One reason I am not persuaded by Packer’s argument about a 2016 backlash is that the more conservative candidates have consistently lost out in most Republican nomination fights, and they have done so once again this cycle. Each time there is frustration among conservatives with the previous nominee, and each time conservatives fragment and split their support among multiple candidates to let the same thing happen all over again. Another problem is that the runners-up in 2000 and 2008 were or were perceived to be to the left of the nominee and/or compromised by a record of moderate-to-liberal positions, and this put new relative moderates in the position of heir apparent and de facto front-runner the next time around. If Gingrich turns out to be the runner-up to Romney in 2012, that will be the third time this has happened in recent history.

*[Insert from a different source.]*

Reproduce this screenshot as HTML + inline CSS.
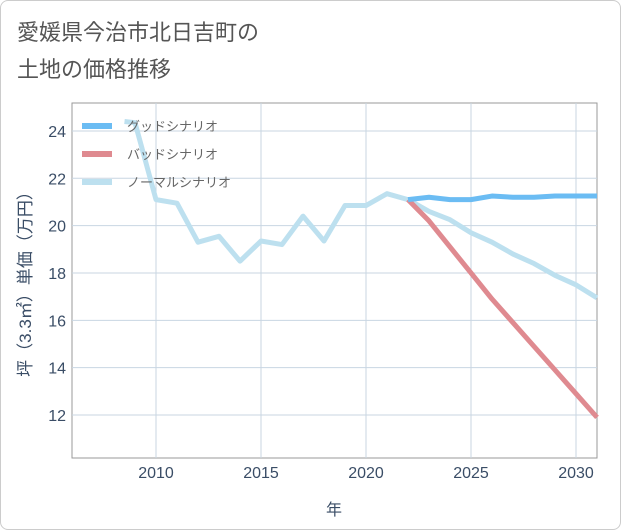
<!DOCTYPE html>
<html><head><meta charset="utf-8"><style>
body{margin:0;background:#fff;font-family:"Liberation Sans","Noto Sans CJK JP",sans-serif;}
#wrap{position:relative;width:619px;height:528px;border:1px solid #ccc;border-radius:8px;background:#fff;}
</style></head><body>
<div id="wrap">
<svg id="c" width="621" height="530" style="position:absolute;left:-1px;top:-1px">
<text x="17" y="40" font-size="22" fill="#555">愛媛県今治市北日吉町の</text>
<text x="17" y="77" font-size="22" fill="#555">土地の価格推移</text>
<rect x="72" y="103" width="525" height="355" fill="#fff" stroke="#999" stroke-width="1"/>
<g id="grid"></g><g id="series"></g><g id="axes"></g>
<text x="31" y="280" font-size="17" fill="#3a4d66" transform="rotate(-90 31 280)" text-anchor="middle">坪（3.3㎡）単価（万円）</text>
<text x="334" y="515" font-size="16" fill="#3a4d66" text-anchor="middle">年</text>
<g id="legend"></g>
</svg></div>
<script>
const normalYears=[2008.5,2009,2010,2011,2012,2013,2014,2015,2016,2017,2018,2019,2020,2021,2022,2023,2024,2025,2026,2027,2028,2029,2030,2031];
const normalValues=[24.4,24.35,21.1,20.95,19.3,19.55,18.5,19.35,19.2,20.4,19.35,20.85,20.85,21.35,21.1,20.6,20.25,19.7,19.3,18.8,18.4,17.9,17.5,16.95];
const badYears=[2022,2023,2024,2025,2026,2027,2028,2029,2030,2031];
const badValues=[21.1,20.2,19.1,18.0,16.9,15.9,14.9,13.9,12.9,11.9];
const goodYears=[2022,2023,2024,2025,2026,2027,2028,2029,2030,2031];
const goodValues=[21.1,21.2,21.1,21.1,21.25,21.2,21.2,21.25,21.25,21.25];
const xTicks=[2010,2015,2020,2025,2030];
const yTicks=[12,14,16,18,20,22,24];
const NS="http://www.w3.org/2000/svg";
const X=v=>72+(v-2006)*21;
const Y=v=>415-(v-12)*23.67;
function mk(t,a,p){const e=document.createElementNS(NS,t);for(const k in a)e.setAttribute(k,a[k]);p.appendChild(e);return e;}
const grid=document.getElementById('grid'),axes=document.getElementById('axes');
xTicks.forEach(t=>{
const l=mk('line',{x1:X(t),x2:X(t),y1:103,y2:458,stroke:'#c8d6e2'},grid);


const tx=mk('text',{x:X(t),y:478,'font-size':16,fill:'#3a4d66','text-anchor':'middle'},axes);tx.textContent=t;


});
yTicks.forEach(t=>{
const l=mk('line',{x1:72,x2:597,y1:Y(t),y2:Y(t),stroke:'#c8d6e2'},grid);


const tx=mk('text',{x:66,y:Y(t)+6,'font-size':16,fill:'#3a4d66','text-anchor':'end'},axes);tx.textContent=t;


});
const series=document.getElementById('series');
function line(xs,ys,color,name){
const p=mk('polyline',{points:xs.map((x,i)=>X(x)+','+Y(ys[i])).join(' '),fill:'none',stroke:color,'stroke-width':5,'stroke-linejoin':'round'},series);


}
line(normalYears,normalValues,'#bde0ef','normal-scenario-line');
line(badYears,badValues,'#df8a90','bad-scenario-line');
line(goodYears,goodValues,'#6bbcf3','good-scenario-line');
const lg=document.getElementById('legend');
[['グッドシナリオ','#6bbcf3','legend-good'],['バッドシナリオ','#df8a90','legend-bad'],['ノーマルシナリオ','#bde0ef','legend-normal']].forEach((d,i)=>{
const y=126+i*28;
const g=mk('g',{},lg);


mk('line',{x1:82,x2:112,y1:y,y2:y,stroke:d[1],'stroke-width':6},g);
const t=mk('text',{x:127,y:y+5,'font-size':13,fill:'#666'},g);t.textContent=d[0];
});
</script>
</body></html>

That Newt Gingrich now stands in as the champion of the party’s insurgent forces is a measure of how complete conservative defeat has been. After 2008, one might have thought that Republicans would not tolerate the relative moderate in the field winning the nomination, but unless something extraordinary happens today and in the next month that is exactly what will happen. The main difference between 2008 and this cycle is that McCain took some obvious pleasure in distancing himself from rank-and-file conservatives, and Romney still keeps trying to court them. Relative moderates have prevailed in the last five contested Republican fields, and the results have been two victories (including the underwhelming 2000 win) and three losses. My point is that conservatives have had several opportunities before now to do what Packer thinks they might do in 2016 after a Romney loss, and they haven’t done it in a long time.

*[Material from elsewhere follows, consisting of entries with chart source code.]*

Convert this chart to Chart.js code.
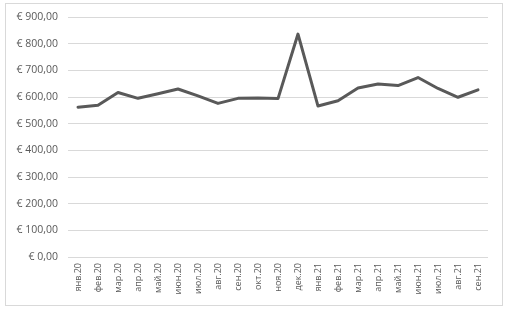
<!DOCTYPE html>
<html><head><meta charset="utf-8">
<script src="https://cdn.jsdelivr.net/npm/chart.js@4/dist/chart.umd.min.js"></script>
<style>
html,body{margin:0;padding:0;background:#fff;}
#wrap{position:relative;width:508px;height:312px;}
#frame{position:absolute;left:5px;top:3px;width:498px;height:303px;border:1px solid #d9d9d9;box-sizing:border-box;pointer-events:none;}
canvas{position:absolute;left:0;top:0;}
</style></head><body>
<div id="wrap"><canvas id="c" width="508" height="312"></canvas><div id="frame"></div></div>
<script>
const categories = ["янв.20","фев.20","мар.20","апр.20","май.20","июн.20","июл.20","авг.20","сен.20","окт.20","ноя.20","дек.20","янв.21","фев.21","мар.21","апр.21","май.21","июн.21","июл.21","авг.21","сен.21"];
const values = [562,569,617,595,612,630,604,576,595,596,594,836,566,586,634,649,643,673,632,599,627];
const yTicks = [0,100,200,300,400,500,600,700,800,900];

function fmt(v){ return "€ " + v.toFixed(2).replace(".", ","); }

new Chart(document.getElementById("c"), {
  type: "line",
  data: { labels: categories, datasets: [{ data: values, borderColor: "#595959", borderWidth: 3, pointRadius: 0, tension: 0, fill: false, borderJoinStyle: "round", borderCapStyle: "round" }] },
  options: {
    responsive: false, animation: false,
    layout: { padding: { left: 0, right: 20, top: 17, bottom: 0 } },
    plugins: { legend: { display: false }, tooltip: { enabled: false } },
    scales: {
      x: {
        offset: true,
        grid: { display: false, drawTicks: false },
        border: { display: false },
        ticks: { color: "#595959", font: { family: "Open Sans", size: 9 }, minRotation: 90, maxRotation: 90, padding: 6, autoSkip: false },
        afterFit: s => { s.height = 55; }
      },
      y: {
        min: 0, max: 900,
        afterBuildTicks: s => { s.ticks = yTicks.map(v => ({ value: v })); },
        grid: { color: "#d9d9d9", lineWidth: 1, drawTicks: false },
        border: { display: false },
        ticks: { color: "#595959", font: { family: "Open Sans", size: 10.5 }, padding: 10, callback: v => fmt(v) },
        afterFit: s => { s.width = 68; }
      }
    }
  }
});
</script>
</body></html>
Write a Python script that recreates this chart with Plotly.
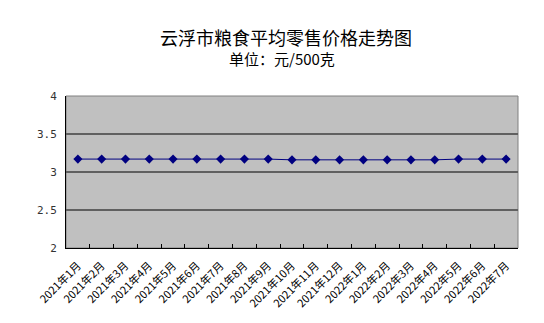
import plotly.graph_objects as go

months = ["2021年1月","2021年2月","2021年3月","2021年4月","2021年5月","2021年6月","2021年7月",
          "2021年8月","2021年9月","2021年10月","2021年11月","2021年12月","2022年1月","2022年2月",
          "2022年3月","2022年4月","2022年5月","2022年6月","2022年7月"]
prices = [3.17,3.17,3.17,3.17,3.17,3.17,3.17,3.17,3.17,3.16,3.16,3.16,3.16,3.16,3.16,3.16,3.17,3.17,3.17]

title_text = "云浮市粮食平均零售价格走势图"
subtitle_text = "单位：元/500克"
font_cjk = "Noto Sans CJK SC, SimSun, sans-serif"

L, R, T, B = 66, 26, 96, 75
W, H = 544, 323
plot_h = H - T - B
plot_w = W - L - R

fig = go.Figure()
fig.add_trace(go.Scatter(
    x=months, y=prices, mode="lines+markers",
    line=dict(color="#000080", width=1),
    marker=dict(symbol="diamond", size=7, color="#000080"),
    hoverinfo="x+y", showlegend=False,
))

fig.update_layout(
    width=W, height=H,
    margin=dict(l=L, r=R, t=T, b=B),
    paper_bgcolor="white",
    plot_bgcolor="#C0C0C0",
    font=dict(family=font_cjk, color="black", size=10),
    annotations=[
        dict(text=title_text, xref="paper", yref="paper", x=(286 - L) / plot_w, y=(H - B - 37) / plot_h,
             showarrow=False, font=dict(size=18, family=font_cjk, color="black"),
             xanchor="center", yanchor="middle"),
        dict(text=subtitle_text, xref="paper", yref="paper", x=(282 - L) / plot_w, y=(H - B - 58) / plot_h,
             showarrow=False, font=dict(size=15, family=font_cjk, color="black"),
             xanchor="center", yanchor="middle"),
    ],
    shapes=[dict(type="rect", xref="paper", yref="paper", x0=0, x1=1, y0=0, y1=1,
                 line=dict(color="#808080", width=1), layer="below")],
)

fig.update_xaxes(
    type="category", tickangle=-45, tickson="boundaries", ticks="inside", ticklen=4,
    tickcolor="black", showline=True, linecolor="black", linewidth=1, showgrid=False,
    tickfont=dict(size=11, family=font_cjk, color="black"), range=[-0.5, len(months) - 0.5],
    ticklabelstandoff=6,
)
fig.update_yaxes(
    range=[2, 4], tickvals=[2, 2.5, 3, 3.5, 4], ticktext=["2", "2.5", "3", "3.5", "4"],
    showline=True, linecolor="black", linewidth=1, showgrid=True, gridcolor="#606060", gridwidth=1.5,
    zeroline=False, ticks="", tickfont=dict(size=11, family="DejaVu Sans Mono, monospace", color="#333"),
    ticklabelstandoff=6,
)

fig.write_html("out.html")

Something that makes it difficult to analyze the possibility of “an ideological reckoning with the base” is that there is no consensus among conservatives about what that reckoning would look like and what it ought to produce. More “reformist” moderates and conservatives in the GOP think that this reckoning would involve driving Tea Partiers and populists to the margins and developing a more “centrist” governing agenda, whereas many movement conservatives see Bush-era accommodations with the welfare state and so-called “big-government conservatism” as the things to be repudiated and resisted in the future. Dissident conservatives see both groups as too accommodating of the security/warfare state as well as the welfare state. The desired “reckoning” would look different for each group, and there are enough contradictions in Gingrich and Romney to provide justifications for each group to claim that their view has been vindicated by an electoral defeat.

Neither of them has been reliably or consistently conservative, to put it mildly, but both have indulged in their fair shares of inane anti-Obama demagoguery to demonstrate their opposition to the incumbent and to make themselves more appealing to primary voters, and both completely endorse dangerous foreign policy views. If the party chose either one, there would be the same problem of interpretation: did the nominee fail because he was too “centrist” and compromised, did he fail because he was spouting demagogic nonsense, or did he fail because he represented ideologically-driven militarism? A Gingrich nomination and defeat wouldn’t necessarily force a “reckoning with the base,” because conservatives would have ample evidence that Gingrich ran a large part of his presidential campaign to the left of Romney.